Pada paruh millennium pertama bangsa Barat mengalami keterpurukan peradaban. Banyak di antara mereka yang percaya pada dukun untuk mengobati berbagai macam penyakit. Sementara kaum Nasrani sibuk dengan gubahan sesat dan bisnis pengampunan dosanya.

Di saat yang sama, obor peradaban Islam menyala terang benderang. Saintis Muslim seperti Al Biruni, Al Khawarismi, Al Haitham dan lain-lain, tersohor sebagai alim ulama besar. Kejeniusan dan ketinggian akhlak mereka banyak dipelajari oleh orang-orang Barat. Sebelum akhirnya, obor peradaban itu berpindah ke tangan kaum Barat, akibat keteledoran generasi Muslim sendiri.

Ibnu Al-Haitham Ulama Optika Modern

Adalah Abu Ali Hasan Ibn Al-Haitham, ilmuwan zaman keemasan Mesopotamia, ahli fisika pencetus teori optik pertama dunia, lahir pada masa itu. Ia yang pertama kali mengenalkan syaraf optik mata manusia. Tak heran jika kemudian dunia menobatkannya sebagai “bapak optika modern”. Ia juga tak cuma ahli di bidang fisika, namun juga ahli astronomi, matematika, dan kedokteran.

Haitham yang tersohor dengan sebutan Al Hazen di Eropa (dari Ali Hasan) lahir pada tahun 965 di kota Basra, Irak. Pada masa kecil ia sekolah di Basra dan Baghdad. Sementara pendidikan agama ia terima dari keluarga. Pendidikan agama ini pula yang kelak mengantar Haitham sebagai saintis yang religius.

Sebelum merantau ke Mesir, Haitham sempat diangkat sebagai menteri di negaranya, membawahi beberapa wilayah. Namun, ia tak puas dengan semua itu. Pada mada pemerintahan khalifah Abasiyah, merantaulah ia ke Mesir untuk memperluas ilmu dan pengalaman.
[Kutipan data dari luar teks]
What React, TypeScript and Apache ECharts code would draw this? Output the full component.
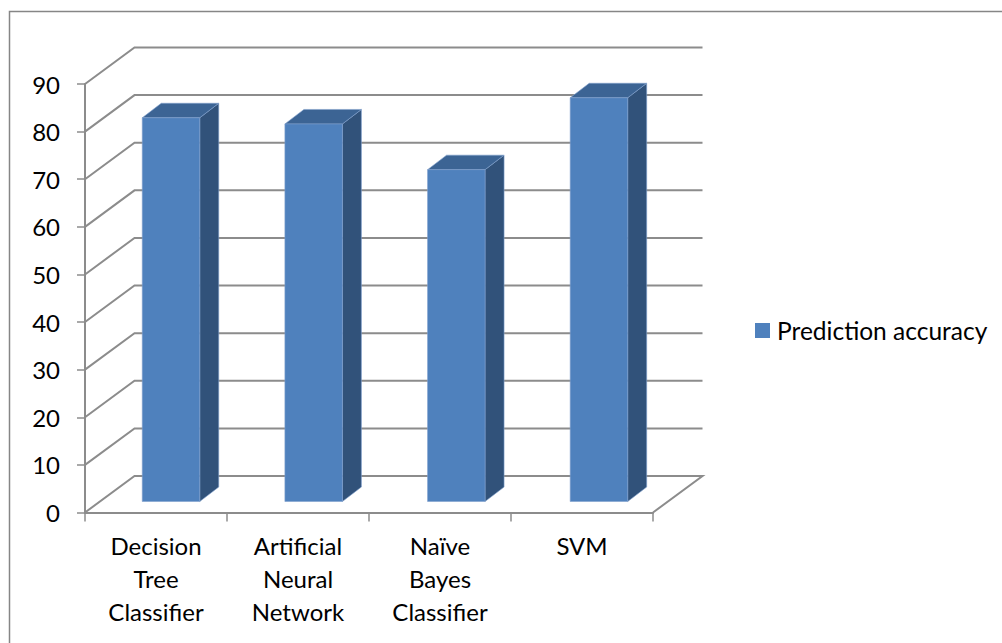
import React, { useEffect, useRef } from "react";
import * as echarts from "echarts";

const categories = ["Decision\nTree\nClassifier", "Artificial\nNeural\nNetwork", "Naïve\nBayes\nClassifier", "SVM"];
const accuracy = [80.6, 79.3, 69.7, 84.8];
const seriesName = "Prediction accuracy";
const yTicks = [0, 10, 20, 30, 40, 50, 60, 70, 80, 90];

const FRONT = "#4f81bd";
const TOP = "#3c6494";
const SIDE = "#31527a";
const EDGE = "#7f9fcc";
const GRID = "#8c8c8c";
const FONT = "Lato, Carlito, sans-serif";

// Depth of the box the chart sits in, and of each column inside it, in pixels.
const WALL_DX = 49.5;
const WALL_DY = 36.5;
const BAR_DX = 19;
const BAR_DY = 14.5;
const BAR_INSET_DX = 15;
const BAR_INSET_DY = 11;
const BAR_WIDTH = 57.5;
const BAR_PITCH_EXTRA = 0.65;

export default function App() {
  const ref = useRef<HTMLDivElement>(null);

  useEffect(() => {
    document.body.style.margin = "0";
    const chart = echarts.init(ref.current!, null, { renderer: "svg" });

    const renderWall = (params: any, api: any) => {
      const rect = params.coordSys;
      const tick = api.value(0);
      const p = api.coord([0, tick]);
      const y = p[1];
      const x0 = rect.x;
      const x1 = rect.x + rect.width;
      const points = tick === 0
        ? [[x0, y], [x0 + WALL_DX, y - WALL_DY], [x1 + WALL_DX, y - WALL_DY], [x1, y]]
        : [[x0, y], [x0 + WALL_DX, y - WALL_DY], [x1 + WALL_DX, y - WALL_DY]];
      return {
        type: "polyline",
        shape: { points },
        style: { stroke: GRID, lineWidth: 2, fill: "none" },
      };
    };

    const renderColumn = (_params: any, api: any) => {
      const idx = api.value(0);
      const top = api.coord([idx, api.value(1)]);
      const base = api.coord([idx, 0]);
      const x0 = base[0] - BAR_WIDTH / 2 + BAR_INSET_DX + idx * BAR_PITCH_EXTRA;
      const x1 = x0 + BAR_WIDTH;
      const yB = base[1] - BAR_INSET_DY;
      const yT = top[1] - BAR_INSET_DY;
      const poly = (points: number[][], fill: string) => ({
        type: "polygon",
        shape: { points },
        style: { fill, stroke: EDGE, lineWidth: 0.6 },
      });
      return {
        type: "group",
        children: [
          poly([[x1, yT], [x1 + BAR_DX, yT - BAR_DY], [x1 + BAR_DX, yB - BAR_DY], [x1, yB]], SIDE),
          poly([[x0, yT], [x0 + BAR_DX, yT - BAR_DY], [x1 + BAR_DX, yT - BAR_DY], [x1, yT]], TOP),
          poly([[x0, yT], [x1, yT], [x1, yB], [x0, yB]], FRONT),
        ],
      };
    };

    chart.setOption({
      animation: false,
      backgroundColor: "#ffffff",
      textStyle: { fontFamily: FONT },
      graphic: [
        {
          type: "polyline",
          shape: { points: [[9.5, 643], [9.5, 11.5], [1002, 11.5]] },
          style: { stroke: "#868686", lineWidth: 1.5, fill: "none" },
          silent: true,
        },
      ],
      legend: {
        show: true,
        left: 755,
        top: 318,
        icon: "rect",
        itemWidth: 15,
        itemHeight: 15,
        itemGap: 0,
        padding: 0,
        data: [{ name: seriesName, itemStyle: { color: FRONT } }],
        textStyle: { fontFamily: FONT, fontSize: 24.5, color: "#000000", padding: [0, 0, 3, 2] },
      },
      grid: { left: 85, right: 349, top: 84, height: 428.5 },
      xAxis: {
        type: "category",
        data: categories,
        boundaryGap: true,
        axisLine: { show: true, lineStyle: { color: GRID, width: 2 } },
        axisTick: { show: true, alignWithLabel: false, length: 9, lineStyle: { color: GRID, width: 1.5 } },
        axisLabel: { color: "#000000", fontFamily: FONT, fontSize: 24, lineHeight: 32.7, margin: 17, interval: 0 },
        splitLine: { show: false },
      },
      yAxis: {
        type: "value",
        min: 0,
        max: 90,
        interval: 10,
        axisLine: { show: true, lineStyle: { color: GRID, width: 2 } },
        axisTick: { show: true, length: 8, lineStyle: { color: GRID, width: 1.5 } },
        axisLabel: { color: "#000000", fontFamily: FONT, fontSize: 24, margin: 25, padding: [4, 0, 0, 0] },
        splitLine: { show: false },
      },
      series: [
        {
          type: "custom",
          name: "wall",
          silent: true,
          coordinateSystem: "cartesian2d",
          renderItem: renderWall,
          data: yTicks.map((t) => [t]),
          encode: { x: -1, y: 0 },
          z: 1,
        },
        {
          type: "custom",
          name: seriesName,
          coordinateSystem: "cartesian2d",
          renderItem: renderColumn,
          data: accuracy.map((v, i) => [i, v]),
          encode: { x: 0, y: 1 },
          itemStyle: { color: FRONT },
          z: 2,
        },
      ],
    });

    return () => chart.dispose();
  }, []);

  return <div ref={ref} style={{ width: 1002, height: 643 }} />;
}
Di Mesir, Haitham mendapat tugas dari khalifah untuk mempelajari cara mengendalikan banjir dari sungai Nil. Namun ia tak berhasil. Kegagalan ini membuat ia memutuskan pergi ke Spanyol. Di daerah yang dulu dikenal dengan Andalusia itu ia banyak belajar agama kepada alim ulama.

Haitham lalu sadar betapa banyak pemikiran sesat yang terpelihara di kalangan masyarakat Mesir saat itu. Misalnya, kaum awam masih percaya bahwa langit meyimpan daya magis luas biasa. Fenomena langit diterjemahkan sebagai pekabaran para dewa. Gambaran salah dalam memandang langit membuat mereka terkadang tercekam kecemasan, atau sebaliknya, kebanggaan luar biasa karena mitos tertentu.

Sebagai alim ulama, apalagi pernah merasa gagal mengemban tugas khalifah saat di Mesir. Haitham ingin sekali meluruskan pandangan yang keliru itu. Ia lalu menghabiskan hari-harinya dengan meneliti luar angkasa. Ia mampu melukiskan garak planet-planet dalam suatu model non-Ptolemeus, sebuah temuan yang memberi pengaruh besar terhadap terhadap dunia astronomi Eropa hingga masa Kepler.

Menurut catatan sejarawan Barat, Paul Lende, istilah-istilah perbintangan dunia sampai sekarang masih bertahan dengan nama-nama yang diberikan astronom Muslim, termasuk Haitham. Seperti acrob (dari aqrab: kalajengking), altair (dari altair: penerbang), deneb (dari dhanb: ekor), pherkard (dari farqad: calf) dan kata-kata semacam zenith, nadir, azimuth; semuanya tak lepas dari kontribusi astronom Muslim.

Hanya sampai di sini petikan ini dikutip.